*What to do*
Retype nothing but the lines from the start of the material up to and including the line with "import seaborn as sns". Pictures don't belong in the copy.

*Source data*
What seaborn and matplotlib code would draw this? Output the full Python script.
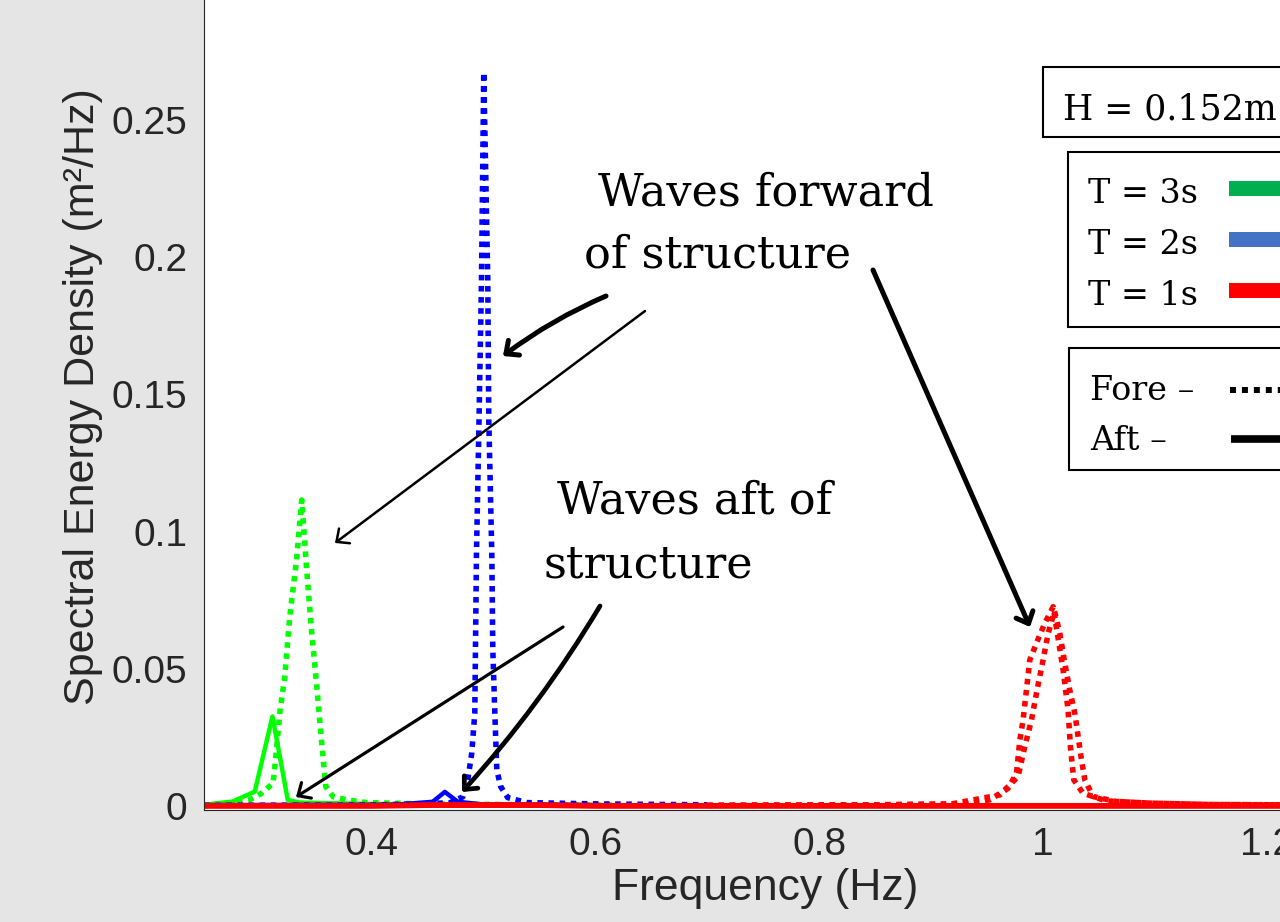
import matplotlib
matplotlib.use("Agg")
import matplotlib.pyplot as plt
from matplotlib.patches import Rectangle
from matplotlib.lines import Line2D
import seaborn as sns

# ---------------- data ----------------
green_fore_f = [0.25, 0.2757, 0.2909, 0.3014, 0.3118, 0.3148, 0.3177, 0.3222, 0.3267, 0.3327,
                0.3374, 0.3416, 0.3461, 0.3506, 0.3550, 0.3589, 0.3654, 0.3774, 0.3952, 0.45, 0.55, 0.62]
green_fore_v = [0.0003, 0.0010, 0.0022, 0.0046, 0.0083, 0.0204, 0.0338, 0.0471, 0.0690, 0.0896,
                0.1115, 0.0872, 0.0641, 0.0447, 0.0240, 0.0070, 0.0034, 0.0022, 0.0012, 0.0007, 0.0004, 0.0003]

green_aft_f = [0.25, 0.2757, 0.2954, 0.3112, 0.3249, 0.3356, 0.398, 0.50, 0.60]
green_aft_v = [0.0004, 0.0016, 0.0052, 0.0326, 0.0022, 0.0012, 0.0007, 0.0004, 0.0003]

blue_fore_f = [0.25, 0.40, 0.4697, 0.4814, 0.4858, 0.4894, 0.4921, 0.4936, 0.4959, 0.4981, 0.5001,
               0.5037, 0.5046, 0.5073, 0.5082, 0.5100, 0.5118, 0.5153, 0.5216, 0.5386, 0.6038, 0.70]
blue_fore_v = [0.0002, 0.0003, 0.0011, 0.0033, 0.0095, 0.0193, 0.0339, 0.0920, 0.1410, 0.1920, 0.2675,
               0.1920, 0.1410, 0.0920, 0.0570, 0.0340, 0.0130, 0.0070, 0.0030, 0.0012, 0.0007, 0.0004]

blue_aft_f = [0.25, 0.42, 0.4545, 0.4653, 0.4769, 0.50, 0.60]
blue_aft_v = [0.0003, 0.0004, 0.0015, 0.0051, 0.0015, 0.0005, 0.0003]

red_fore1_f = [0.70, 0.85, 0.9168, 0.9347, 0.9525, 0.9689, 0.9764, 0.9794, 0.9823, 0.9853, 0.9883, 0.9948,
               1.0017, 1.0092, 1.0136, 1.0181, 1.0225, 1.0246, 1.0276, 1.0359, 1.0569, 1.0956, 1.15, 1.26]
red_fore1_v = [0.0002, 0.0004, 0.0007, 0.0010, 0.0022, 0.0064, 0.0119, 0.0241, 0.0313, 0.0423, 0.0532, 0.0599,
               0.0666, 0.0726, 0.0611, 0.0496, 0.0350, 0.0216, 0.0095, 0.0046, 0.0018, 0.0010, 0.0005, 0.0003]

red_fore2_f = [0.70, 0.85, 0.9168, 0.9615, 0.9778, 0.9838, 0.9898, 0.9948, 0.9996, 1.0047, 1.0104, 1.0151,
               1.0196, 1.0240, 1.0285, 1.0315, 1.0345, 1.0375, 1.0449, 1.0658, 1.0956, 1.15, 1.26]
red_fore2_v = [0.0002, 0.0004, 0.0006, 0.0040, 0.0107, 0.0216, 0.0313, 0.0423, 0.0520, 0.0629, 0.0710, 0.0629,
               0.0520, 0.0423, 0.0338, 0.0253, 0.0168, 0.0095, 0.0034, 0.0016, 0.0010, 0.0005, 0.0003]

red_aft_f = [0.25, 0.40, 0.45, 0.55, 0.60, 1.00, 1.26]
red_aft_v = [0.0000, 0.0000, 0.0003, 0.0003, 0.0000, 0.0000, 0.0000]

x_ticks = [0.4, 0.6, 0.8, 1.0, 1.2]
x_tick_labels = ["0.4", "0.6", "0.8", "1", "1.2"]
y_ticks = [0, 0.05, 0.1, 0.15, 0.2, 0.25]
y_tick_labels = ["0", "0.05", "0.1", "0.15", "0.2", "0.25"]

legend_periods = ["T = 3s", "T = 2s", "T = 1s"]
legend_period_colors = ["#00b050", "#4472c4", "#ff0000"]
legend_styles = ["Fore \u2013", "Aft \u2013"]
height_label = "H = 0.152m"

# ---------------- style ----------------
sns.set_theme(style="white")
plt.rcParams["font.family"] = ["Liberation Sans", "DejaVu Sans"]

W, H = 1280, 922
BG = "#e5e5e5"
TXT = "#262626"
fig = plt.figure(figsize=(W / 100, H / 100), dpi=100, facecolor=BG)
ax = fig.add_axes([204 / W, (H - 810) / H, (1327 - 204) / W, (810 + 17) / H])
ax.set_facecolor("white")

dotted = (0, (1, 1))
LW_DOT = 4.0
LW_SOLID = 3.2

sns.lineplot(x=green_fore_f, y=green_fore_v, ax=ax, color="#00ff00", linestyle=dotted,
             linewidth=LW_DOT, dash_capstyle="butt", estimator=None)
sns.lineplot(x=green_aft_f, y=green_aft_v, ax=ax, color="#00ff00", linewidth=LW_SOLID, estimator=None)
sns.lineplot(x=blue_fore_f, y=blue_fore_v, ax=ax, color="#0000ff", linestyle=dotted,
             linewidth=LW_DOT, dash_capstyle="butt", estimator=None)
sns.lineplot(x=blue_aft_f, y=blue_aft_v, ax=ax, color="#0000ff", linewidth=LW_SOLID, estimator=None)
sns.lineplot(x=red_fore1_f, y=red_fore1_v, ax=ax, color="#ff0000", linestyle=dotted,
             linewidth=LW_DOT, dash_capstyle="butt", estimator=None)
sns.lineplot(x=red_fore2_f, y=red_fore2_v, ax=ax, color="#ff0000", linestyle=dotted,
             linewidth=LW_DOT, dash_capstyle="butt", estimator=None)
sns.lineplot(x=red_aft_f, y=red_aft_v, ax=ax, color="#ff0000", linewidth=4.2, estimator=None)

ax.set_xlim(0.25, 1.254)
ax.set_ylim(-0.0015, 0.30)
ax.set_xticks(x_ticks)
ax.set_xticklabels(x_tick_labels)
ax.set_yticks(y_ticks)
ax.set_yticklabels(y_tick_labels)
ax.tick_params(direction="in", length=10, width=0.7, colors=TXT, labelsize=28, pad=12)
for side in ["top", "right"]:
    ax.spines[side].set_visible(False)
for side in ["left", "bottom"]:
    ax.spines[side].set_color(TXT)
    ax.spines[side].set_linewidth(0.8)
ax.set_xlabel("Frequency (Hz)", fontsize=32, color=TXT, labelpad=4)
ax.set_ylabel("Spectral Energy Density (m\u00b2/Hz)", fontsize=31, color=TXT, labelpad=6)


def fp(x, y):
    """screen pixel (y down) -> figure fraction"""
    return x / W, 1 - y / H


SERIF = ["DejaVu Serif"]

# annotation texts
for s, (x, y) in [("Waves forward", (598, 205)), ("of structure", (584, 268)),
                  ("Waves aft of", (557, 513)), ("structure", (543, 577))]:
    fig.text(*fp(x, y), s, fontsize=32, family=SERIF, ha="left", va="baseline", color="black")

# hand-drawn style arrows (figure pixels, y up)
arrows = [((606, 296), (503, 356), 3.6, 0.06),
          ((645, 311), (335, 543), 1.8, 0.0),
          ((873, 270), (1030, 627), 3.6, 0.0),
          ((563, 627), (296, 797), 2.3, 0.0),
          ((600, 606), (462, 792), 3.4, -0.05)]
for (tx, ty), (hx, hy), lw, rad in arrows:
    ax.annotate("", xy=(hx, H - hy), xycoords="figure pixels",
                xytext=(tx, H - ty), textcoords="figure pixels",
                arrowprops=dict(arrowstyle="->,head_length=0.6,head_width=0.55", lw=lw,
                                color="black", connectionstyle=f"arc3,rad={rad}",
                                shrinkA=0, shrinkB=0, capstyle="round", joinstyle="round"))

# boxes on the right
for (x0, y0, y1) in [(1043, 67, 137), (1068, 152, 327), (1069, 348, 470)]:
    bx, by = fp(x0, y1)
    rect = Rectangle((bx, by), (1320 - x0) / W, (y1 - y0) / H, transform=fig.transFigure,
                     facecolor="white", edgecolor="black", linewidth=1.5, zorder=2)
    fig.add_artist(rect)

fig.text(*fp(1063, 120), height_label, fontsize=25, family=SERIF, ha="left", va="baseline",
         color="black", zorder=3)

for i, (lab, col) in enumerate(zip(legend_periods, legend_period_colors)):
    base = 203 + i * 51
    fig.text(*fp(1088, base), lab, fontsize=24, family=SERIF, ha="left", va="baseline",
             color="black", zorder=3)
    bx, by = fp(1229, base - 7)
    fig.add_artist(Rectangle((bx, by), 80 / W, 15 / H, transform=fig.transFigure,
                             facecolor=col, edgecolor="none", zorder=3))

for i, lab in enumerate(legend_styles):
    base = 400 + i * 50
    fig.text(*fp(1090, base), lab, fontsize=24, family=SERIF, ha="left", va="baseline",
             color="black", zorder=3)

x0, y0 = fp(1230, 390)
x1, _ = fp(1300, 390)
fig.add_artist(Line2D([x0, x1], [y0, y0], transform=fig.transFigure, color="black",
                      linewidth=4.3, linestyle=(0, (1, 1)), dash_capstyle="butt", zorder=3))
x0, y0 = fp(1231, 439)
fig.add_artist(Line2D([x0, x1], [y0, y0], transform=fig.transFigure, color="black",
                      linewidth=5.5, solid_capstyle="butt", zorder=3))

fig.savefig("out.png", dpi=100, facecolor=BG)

*Worked solution*
What seaborn and matplotlib code would draw this? Output the full Python script.
import matplotlib
matplotlib.use("Agg")
import matplotlib.pyplot as plt
from matplotlib.patches import Rectangle
from matplotlib.lines import Line2D
import seaborn as sns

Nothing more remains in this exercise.